Nothing outside the range from the line with "Emit a component" to the line with "const labelWidths = [90, 90, 76];" belongs in the copy, and no pictures do either; repeat that range exactly.
-- begin Material supplied --
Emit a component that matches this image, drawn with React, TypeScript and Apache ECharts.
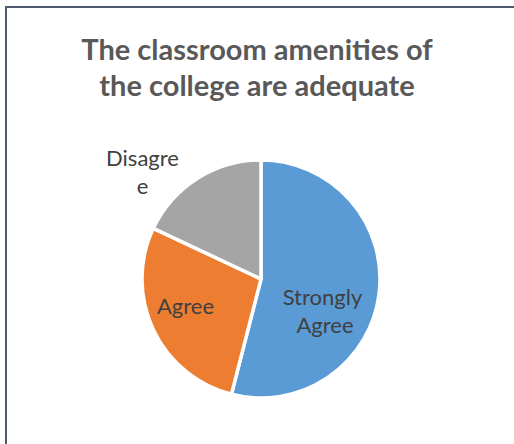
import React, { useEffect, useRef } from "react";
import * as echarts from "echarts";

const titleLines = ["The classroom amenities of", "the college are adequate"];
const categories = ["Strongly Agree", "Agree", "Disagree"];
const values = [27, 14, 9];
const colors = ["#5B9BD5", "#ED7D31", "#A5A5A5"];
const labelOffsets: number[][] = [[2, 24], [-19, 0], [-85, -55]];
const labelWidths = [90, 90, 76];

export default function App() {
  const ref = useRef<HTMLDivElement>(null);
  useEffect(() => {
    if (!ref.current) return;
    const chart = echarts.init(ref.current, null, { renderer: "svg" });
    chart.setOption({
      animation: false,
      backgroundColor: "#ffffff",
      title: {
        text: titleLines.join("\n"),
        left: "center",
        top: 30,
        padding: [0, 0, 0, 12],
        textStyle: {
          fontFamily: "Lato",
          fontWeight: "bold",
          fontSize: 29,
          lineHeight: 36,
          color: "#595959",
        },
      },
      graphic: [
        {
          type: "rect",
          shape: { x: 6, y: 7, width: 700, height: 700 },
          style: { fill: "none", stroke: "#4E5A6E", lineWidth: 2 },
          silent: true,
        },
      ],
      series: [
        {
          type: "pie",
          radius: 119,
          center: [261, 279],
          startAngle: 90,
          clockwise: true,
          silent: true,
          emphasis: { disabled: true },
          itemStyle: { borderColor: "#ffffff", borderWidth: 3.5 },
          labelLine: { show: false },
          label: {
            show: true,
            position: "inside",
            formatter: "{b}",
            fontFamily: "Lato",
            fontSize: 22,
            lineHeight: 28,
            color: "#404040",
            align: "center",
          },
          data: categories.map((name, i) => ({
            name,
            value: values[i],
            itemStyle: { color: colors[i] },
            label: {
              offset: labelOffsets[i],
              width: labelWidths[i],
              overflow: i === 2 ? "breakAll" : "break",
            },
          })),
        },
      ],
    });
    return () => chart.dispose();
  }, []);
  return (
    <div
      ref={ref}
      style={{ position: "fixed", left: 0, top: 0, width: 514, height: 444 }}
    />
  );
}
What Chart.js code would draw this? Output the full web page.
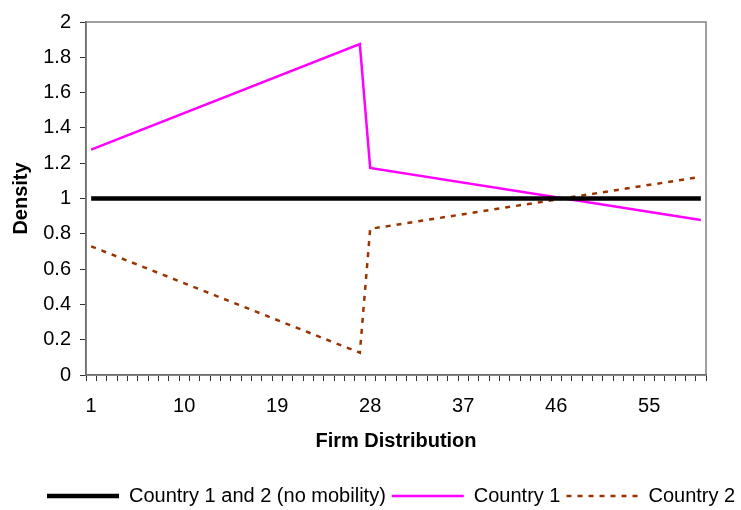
-- end Material supplied --
-- begin Material supplied --
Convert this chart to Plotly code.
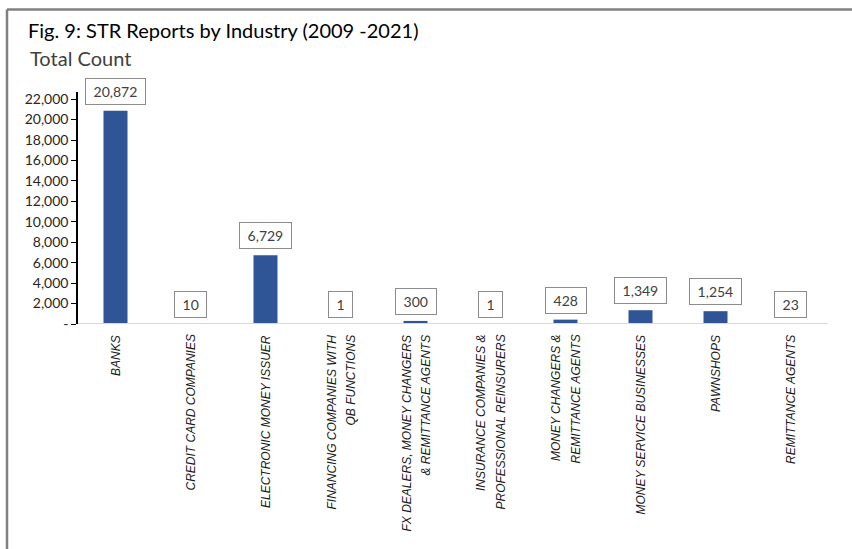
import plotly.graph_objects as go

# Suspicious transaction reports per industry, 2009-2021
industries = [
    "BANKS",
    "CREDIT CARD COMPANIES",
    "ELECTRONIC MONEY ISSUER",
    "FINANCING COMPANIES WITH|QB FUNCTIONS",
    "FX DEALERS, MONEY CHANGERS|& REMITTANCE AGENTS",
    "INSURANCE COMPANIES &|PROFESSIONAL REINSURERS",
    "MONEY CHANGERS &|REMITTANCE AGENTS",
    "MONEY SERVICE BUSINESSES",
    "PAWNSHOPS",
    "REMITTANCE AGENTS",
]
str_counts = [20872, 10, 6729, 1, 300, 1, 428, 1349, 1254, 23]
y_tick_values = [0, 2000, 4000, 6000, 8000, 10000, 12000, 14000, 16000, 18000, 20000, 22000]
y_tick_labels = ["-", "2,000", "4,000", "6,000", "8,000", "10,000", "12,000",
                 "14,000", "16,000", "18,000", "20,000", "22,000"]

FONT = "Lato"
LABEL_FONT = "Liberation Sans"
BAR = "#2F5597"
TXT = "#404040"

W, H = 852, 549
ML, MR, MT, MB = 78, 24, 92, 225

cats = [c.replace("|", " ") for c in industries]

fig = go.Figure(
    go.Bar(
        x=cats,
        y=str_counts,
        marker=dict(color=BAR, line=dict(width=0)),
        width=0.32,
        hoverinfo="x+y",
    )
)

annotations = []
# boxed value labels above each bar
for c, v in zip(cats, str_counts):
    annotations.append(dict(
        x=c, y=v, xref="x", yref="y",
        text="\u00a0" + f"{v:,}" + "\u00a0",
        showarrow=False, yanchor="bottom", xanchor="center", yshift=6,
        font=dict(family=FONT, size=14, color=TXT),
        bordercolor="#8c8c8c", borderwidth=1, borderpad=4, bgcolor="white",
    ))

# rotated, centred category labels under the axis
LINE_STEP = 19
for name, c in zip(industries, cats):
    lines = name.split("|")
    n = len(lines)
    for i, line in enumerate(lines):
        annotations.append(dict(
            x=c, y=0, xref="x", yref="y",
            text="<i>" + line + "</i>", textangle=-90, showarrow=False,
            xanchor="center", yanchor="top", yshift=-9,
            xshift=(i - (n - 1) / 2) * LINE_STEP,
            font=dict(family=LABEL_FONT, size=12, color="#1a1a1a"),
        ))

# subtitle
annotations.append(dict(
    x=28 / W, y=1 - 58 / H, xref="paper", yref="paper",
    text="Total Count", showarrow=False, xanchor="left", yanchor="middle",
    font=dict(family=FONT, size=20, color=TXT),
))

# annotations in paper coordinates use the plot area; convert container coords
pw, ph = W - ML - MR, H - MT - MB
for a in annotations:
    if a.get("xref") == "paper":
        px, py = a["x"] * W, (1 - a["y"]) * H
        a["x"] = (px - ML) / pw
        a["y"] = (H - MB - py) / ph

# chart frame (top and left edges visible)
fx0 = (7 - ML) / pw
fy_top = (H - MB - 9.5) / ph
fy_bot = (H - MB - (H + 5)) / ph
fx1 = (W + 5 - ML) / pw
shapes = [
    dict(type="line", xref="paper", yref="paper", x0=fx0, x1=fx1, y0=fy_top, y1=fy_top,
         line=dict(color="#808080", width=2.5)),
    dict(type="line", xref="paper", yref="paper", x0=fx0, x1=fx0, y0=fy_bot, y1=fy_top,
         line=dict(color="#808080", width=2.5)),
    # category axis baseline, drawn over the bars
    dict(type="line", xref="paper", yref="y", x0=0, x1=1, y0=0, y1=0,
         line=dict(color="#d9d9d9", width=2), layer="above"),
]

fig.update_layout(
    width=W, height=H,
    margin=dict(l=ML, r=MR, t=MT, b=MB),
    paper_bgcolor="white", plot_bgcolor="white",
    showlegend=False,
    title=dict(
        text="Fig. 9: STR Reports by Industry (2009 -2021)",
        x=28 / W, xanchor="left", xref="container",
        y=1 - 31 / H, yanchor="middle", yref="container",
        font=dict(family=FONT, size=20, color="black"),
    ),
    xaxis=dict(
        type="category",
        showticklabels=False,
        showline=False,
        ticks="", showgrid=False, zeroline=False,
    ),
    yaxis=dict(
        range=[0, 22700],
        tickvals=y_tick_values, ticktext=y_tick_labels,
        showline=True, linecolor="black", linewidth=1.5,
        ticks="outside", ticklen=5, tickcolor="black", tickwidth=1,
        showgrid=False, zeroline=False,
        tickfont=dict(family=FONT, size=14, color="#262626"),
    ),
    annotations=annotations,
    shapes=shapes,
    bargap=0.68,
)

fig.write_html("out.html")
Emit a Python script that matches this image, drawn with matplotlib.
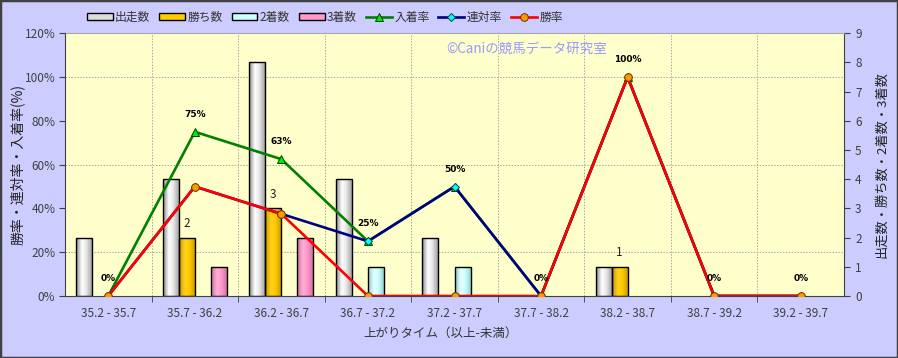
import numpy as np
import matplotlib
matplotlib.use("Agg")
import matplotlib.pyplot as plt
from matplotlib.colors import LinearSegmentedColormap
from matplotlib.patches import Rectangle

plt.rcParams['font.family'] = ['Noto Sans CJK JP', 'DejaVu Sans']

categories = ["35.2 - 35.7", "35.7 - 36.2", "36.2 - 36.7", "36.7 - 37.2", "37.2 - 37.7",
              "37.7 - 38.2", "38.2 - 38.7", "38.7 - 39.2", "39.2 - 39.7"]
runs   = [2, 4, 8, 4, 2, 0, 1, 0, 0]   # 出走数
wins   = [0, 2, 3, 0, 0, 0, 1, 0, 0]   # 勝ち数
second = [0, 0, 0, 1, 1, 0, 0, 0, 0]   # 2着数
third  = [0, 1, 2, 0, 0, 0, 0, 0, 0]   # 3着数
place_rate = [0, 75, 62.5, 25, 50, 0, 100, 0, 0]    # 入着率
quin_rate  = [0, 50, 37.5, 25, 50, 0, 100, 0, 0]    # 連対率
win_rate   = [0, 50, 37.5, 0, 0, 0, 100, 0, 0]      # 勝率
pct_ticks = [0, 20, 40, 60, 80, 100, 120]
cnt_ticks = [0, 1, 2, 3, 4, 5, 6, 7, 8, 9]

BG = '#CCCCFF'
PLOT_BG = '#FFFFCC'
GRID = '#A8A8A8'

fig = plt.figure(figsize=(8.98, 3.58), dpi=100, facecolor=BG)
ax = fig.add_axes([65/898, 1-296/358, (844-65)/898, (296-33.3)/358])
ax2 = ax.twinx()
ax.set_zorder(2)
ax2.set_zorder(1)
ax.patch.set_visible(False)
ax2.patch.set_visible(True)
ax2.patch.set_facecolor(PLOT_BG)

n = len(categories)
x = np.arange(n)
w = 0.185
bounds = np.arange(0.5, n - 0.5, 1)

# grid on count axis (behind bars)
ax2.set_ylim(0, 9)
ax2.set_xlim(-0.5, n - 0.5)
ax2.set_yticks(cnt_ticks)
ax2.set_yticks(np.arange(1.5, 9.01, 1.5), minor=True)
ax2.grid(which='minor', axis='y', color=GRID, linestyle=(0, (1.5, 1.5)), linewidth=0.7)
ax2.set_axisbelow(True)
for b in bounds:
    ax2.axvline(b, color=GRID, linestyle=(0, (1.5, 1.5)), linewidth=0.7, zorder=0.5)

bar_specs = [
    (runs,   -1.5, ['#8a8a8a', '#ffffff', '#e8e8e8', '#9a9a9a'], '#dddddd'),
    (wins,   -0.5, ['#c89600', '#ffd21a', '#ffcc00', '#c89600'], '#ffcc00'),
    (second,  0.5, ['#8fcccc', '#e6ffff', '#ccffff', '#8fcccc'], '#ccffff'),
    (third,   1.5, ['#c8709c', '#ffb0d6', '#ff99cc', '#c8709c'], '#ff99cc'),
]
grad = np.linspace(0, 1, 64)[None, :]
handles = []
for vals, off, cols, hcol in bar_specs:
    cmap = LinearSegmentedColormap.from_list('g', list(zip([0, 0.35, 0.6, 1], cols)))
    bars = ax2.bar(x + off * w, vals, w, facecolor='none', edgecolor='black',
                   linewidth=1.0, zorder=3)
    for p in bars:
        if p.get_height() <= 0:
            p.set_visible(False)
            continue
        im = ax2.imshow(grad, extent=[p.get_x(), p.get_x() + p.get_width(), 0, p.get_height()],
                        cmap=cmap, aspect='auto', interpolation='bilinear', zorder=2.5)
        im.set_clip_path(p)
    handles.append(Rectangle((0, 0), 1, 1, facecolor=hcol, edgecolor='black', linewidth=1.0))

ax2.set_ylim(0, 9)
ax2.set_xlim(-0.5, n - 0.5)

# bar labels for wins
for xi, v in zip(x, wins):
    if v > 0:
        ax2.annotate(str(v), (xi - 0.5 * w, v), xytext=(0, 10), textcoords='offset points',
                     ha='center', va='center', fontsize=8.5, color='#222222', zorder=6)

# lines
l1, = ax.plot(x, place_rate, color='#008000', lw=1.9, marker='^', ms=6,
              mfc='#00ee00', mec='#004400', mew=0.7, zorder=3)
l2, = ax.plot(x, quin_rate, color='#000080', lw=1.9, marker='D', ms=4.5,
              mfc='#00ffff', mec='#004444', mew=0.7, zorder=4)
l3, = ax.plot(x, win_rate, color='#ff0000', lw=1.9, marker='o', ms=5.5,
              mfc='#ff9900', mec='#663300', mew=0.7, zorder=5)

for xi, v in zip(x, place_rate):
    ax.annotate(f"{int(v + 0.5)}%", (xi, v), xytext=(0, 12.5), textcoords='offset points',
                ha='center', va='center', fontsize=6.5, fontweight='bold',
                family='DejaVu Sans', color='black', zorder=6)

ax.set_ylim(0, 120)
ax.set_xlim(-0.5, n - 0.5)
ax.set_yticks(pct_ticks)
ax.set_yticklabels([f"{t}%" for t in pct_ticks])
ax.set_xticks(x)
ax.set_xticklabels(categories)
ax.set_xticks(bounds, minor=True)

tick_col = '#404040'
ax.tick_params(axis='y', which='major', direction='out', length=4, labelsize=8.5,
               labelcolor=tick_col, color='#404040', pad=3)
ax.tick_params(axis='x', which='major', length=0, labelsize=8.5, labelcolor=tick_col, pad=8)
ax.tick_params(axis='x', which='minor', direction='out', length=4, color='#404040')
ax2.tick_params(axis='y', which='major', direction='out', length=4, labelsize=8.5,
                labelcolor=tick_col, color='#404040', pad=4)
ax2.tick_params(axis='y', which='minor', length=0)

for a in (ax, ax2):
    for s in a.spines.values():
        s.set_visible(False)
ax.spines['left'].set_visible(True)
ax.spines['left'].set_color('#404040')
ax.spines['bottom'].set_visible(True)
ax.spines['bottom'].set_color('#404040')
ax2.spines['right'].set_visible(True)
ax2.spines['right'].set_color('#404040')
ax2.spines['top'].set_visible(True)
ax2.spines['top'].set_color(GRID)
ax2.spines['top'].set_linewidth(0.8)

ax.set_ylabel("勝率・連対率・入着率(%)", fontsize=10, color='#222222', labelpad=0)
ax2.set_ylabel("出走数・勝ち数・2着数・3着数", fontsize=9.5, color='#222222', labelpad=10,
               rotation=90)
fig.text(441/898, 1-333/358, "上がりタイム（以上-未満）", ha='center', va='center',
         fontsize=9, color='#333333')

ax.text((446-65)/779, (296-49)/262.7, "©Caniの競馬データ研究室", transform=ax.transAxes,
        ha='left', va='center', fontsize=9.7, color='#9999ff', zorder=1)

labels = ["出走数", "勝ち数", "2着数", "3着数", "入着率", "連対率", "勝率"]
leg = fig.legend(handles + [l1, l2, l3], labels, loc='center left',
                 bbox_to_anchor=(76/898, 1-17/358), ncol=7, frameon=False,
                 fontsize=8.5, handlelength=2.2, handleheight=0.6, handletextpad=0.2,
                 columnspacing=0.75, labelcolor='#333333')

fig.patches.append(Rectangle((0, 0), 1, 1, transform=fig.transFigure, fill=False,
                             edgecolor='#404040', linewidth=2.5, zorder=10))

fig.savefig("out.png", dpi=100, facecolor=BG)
-- end Material supplied --
» Answer below:
Emit a component that matches this image, drawn with React, TypeScript and Apache ECharts.
import React, { useEffect, useRef } from "react";
import * as echarts from "echarts";

const titleLines = ["The classroom amenities of", "the college are adequate"];
const categories = ["Strongly Agree", "Agree", "Disagree"];
const values = [27, 14, 9];
const colors = ["#5B9BD5", "#ED7D31", "#A5A5A5"];
const labelOffsets: number[][] = [[2, 24], [-19, 0], [-85, -55]];
const labelWidths = [90, 90, 76];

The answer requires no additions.